Desarraigados por la codicia

Por José Carlos García Fajardo*


Ninguno pondríamos objeciones a ser vecinos del argelino Zidane, de los negros Denzel Washington, Thierry Henry, Michael Jordan, Whitney Houston, la escritora Toni Morrison, familia Obama, Kofi Annan, Nelson Mandela, Desmond Tutu, Julius Nyerere y el nigeriano Ben Okri; los judíos Barenboim, Einstein, Philip Roth, Noah Gordon, Norman Mailer, Paul Auster, Jaiffer, Barbara Streisand, Woody Allen, Steven Spielberg, Eric Hobsbawm; los musulmanes Salman Rushdie, Omar Sharif, Naguib Mahfuz, Sami Naïr; los hindúes Tagore, Gandhi, Nheru, sin los que el mundo estaría empobrecido.


No se trata del color de la piel, ni de los hábitos alimenticios o de prácticas religiosas sino de una cuestión económica y de educación. Ante el miedo que nos produce lo desconocido dictamos reglas como ha hecho la OMC con sus productos agrícolas para favorecer nuestras exportaciones. No así con el petróleo, el gas y las materias primas que hemos convertido en imprescindibles para nuestro modo de vida y de despilfarro.

¿Cómo podría sobrevivir la Unión Europea sin los hidrocarburos, los minerales, la pesca, las maderas, el coltan, la bauxita, el café, té, cacao, soja, y tantas riquezas que hemos controlado o mediante testaferros que nos han permitido conservar las riquezas y desprendernos de las obligaciones que teníamos durante el colonialismo?

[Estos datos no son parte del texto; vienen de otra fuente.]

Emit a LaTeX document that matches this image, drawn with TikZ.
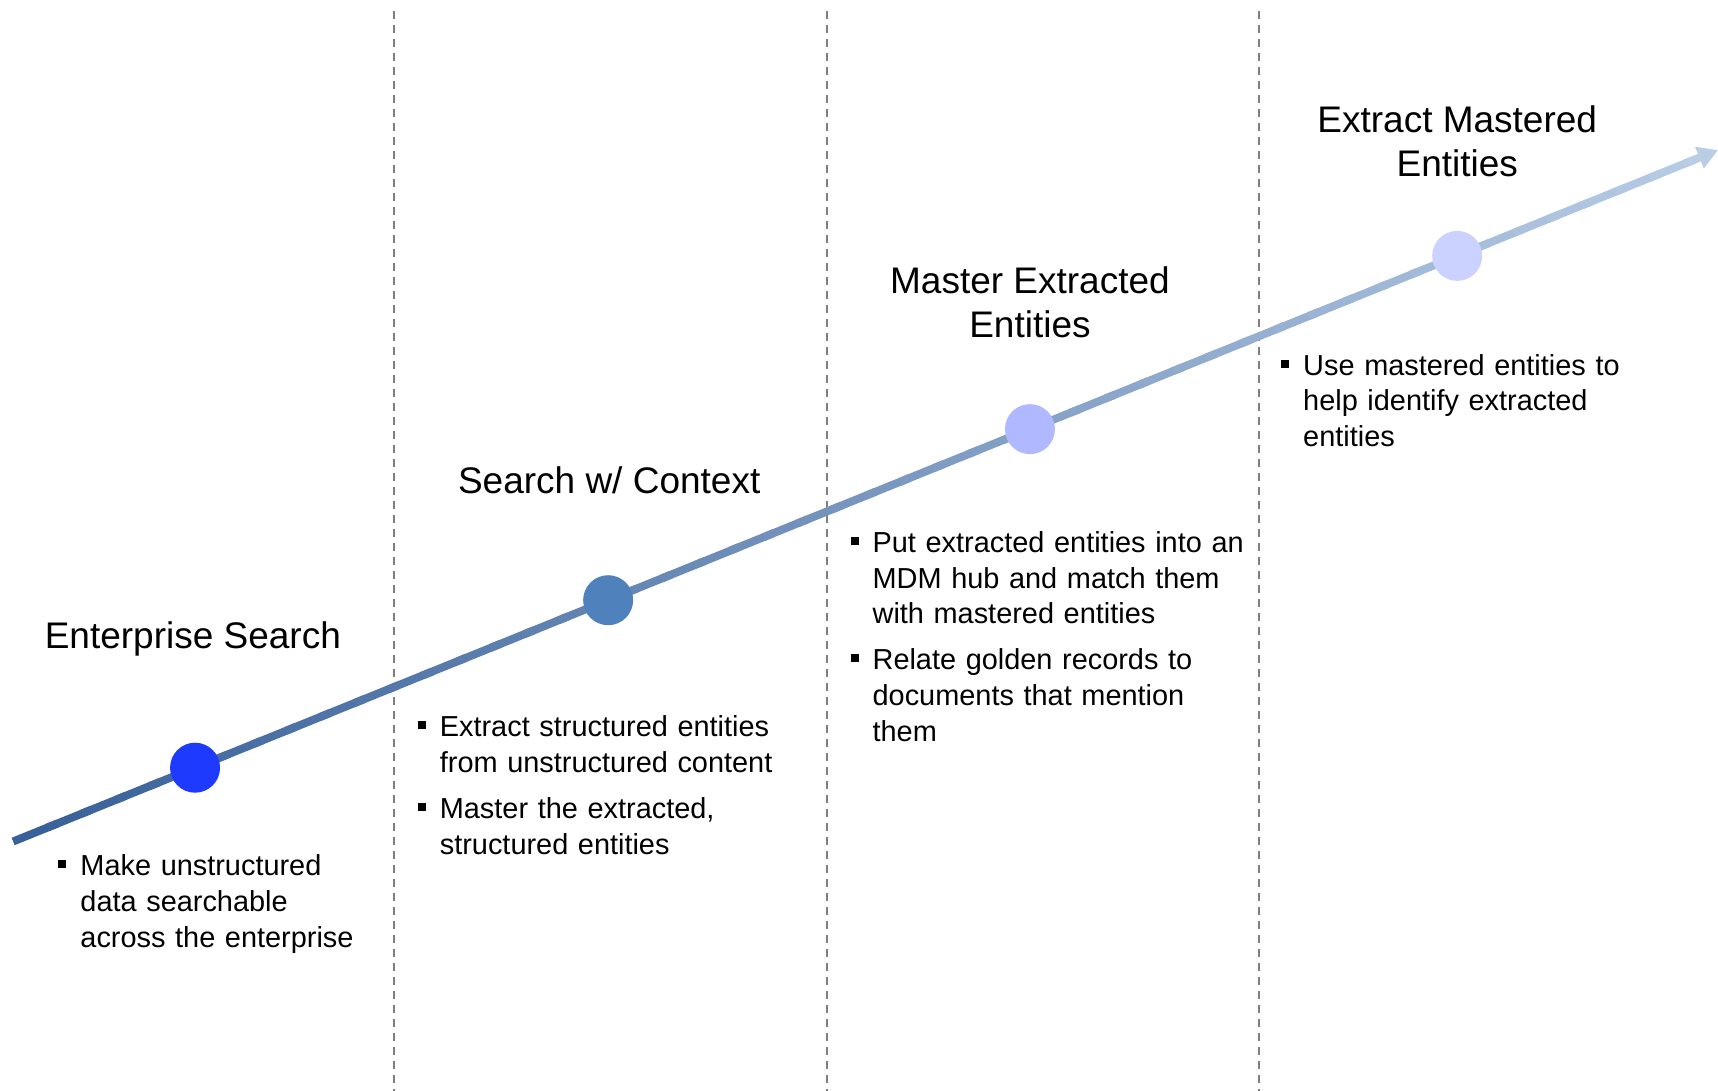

Nadie abandona su país por gusto si no es para viajar o para estudiar. Cuando es por la inseguridad o la miseria se reproduce la cadena de injusticias que laceran la historia: esclavitud, invasiones, racismo, xenofobia, colonización, explotación, guerras, deportaciones. Tantas formas del desprecio y del miedo de lo que, en palabras de Tucídides,  “está en la naturaleza de los hombres, oprimir a los que ceden y respetar a los que resisten”.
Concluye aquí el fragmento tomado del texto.